Their back-chat and eloquence are evident as they review 2003 and look forward to Athens, with the tag of Olympic favourites hanging round their necks. However, they are not particularly fazed by the prospect; indeed, it seems to give them confidence. If England had not won the rugby union World Cup, they probably would have been voted the team of the year in the recent awards.
“There is pressure to stay at the top,” Grainger said. “It is the first time for us. But it is the biggest motivation we can have.” Bishop added: “Through any Olympic campaign, we will still be world champions. We will always be contenders for Athens.”
The pair also believe that they can improve on their winning performance in Italy. As Grainger said: “It was the perfect result, even if it was not the perfect race.” They waited for a month after the event to study together the video of their performance, in which, in a hectic finish, they overhauled the defending world champions from Romania and also the Belarus pair. Grainger describes the actual experience of the race as “slightly dreamlike”.
Bishop said: “On the video you can see what everyone else was doing, whereas in the actual race, you are concerned with your own bubble, your own boat. There is some peripheral awareness but you are concentrating on getting to the line first. There is a really strong mental focus.”

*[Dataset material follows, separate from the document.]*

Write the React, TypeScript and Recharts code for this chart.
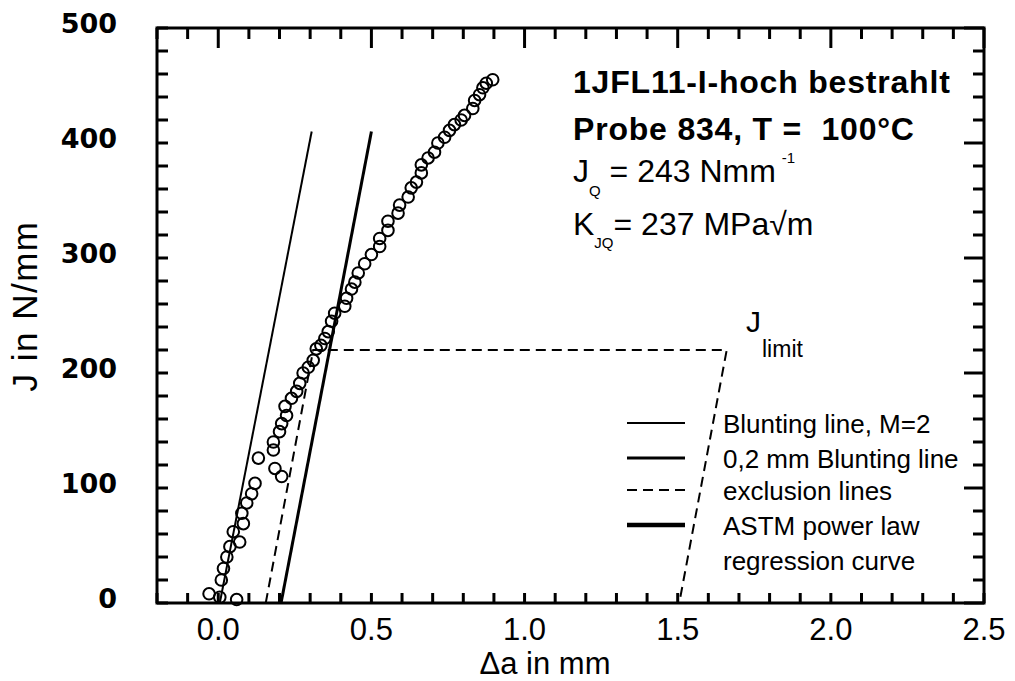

Although they were gratified technically by their last 500 metres, they believe that if they can match that level over the first 1,000 metres then they will improve. Physical work has long started to prepare them for next year, although Grainger has been hampered by a niggling back injury.
For the past three months, she has been undergoing remedial work with a physiotherapist. However, she has still been able to run, cycle and train on an ergometer before returning to daily rowing outings last week at Marlow under Paul Thompson, their coach.
It is one of the delights of the sport that so many full-time athletes are also balancing their lives with intellectual exercise. Grainger, who won a silver medal at the 2000 Olympic Games, will be studying for a PhD at King’s College London.
Bishop, who already has a degree in modern languages from Cambridge, an MPhil in international politics from Aberystwyth and a PhD in contemporary German literature from Reading, is now settling down to learn Serbo-Croat in preparation for a post with the Foreign Office in Sarajevo after the Olympics.
It will be a long, hard winter for the pair and they accept that some of the training can be “mind-numbing and relentless”. However, the academic challenges mean that they can approach each training session mentally fresher.
Bishop said: “It is always the target to get the perfect stroke, to get the timing absolutely right.” When things go awry, as inevitably they will do, they can look back to that momentous morning on the Idroscalo in Milan in August, when they were sprinting towards the finish.
Bishop recalled: “It felt great, it was easy, it was up, it was driving, it was dynamic, it was light, we were flying.”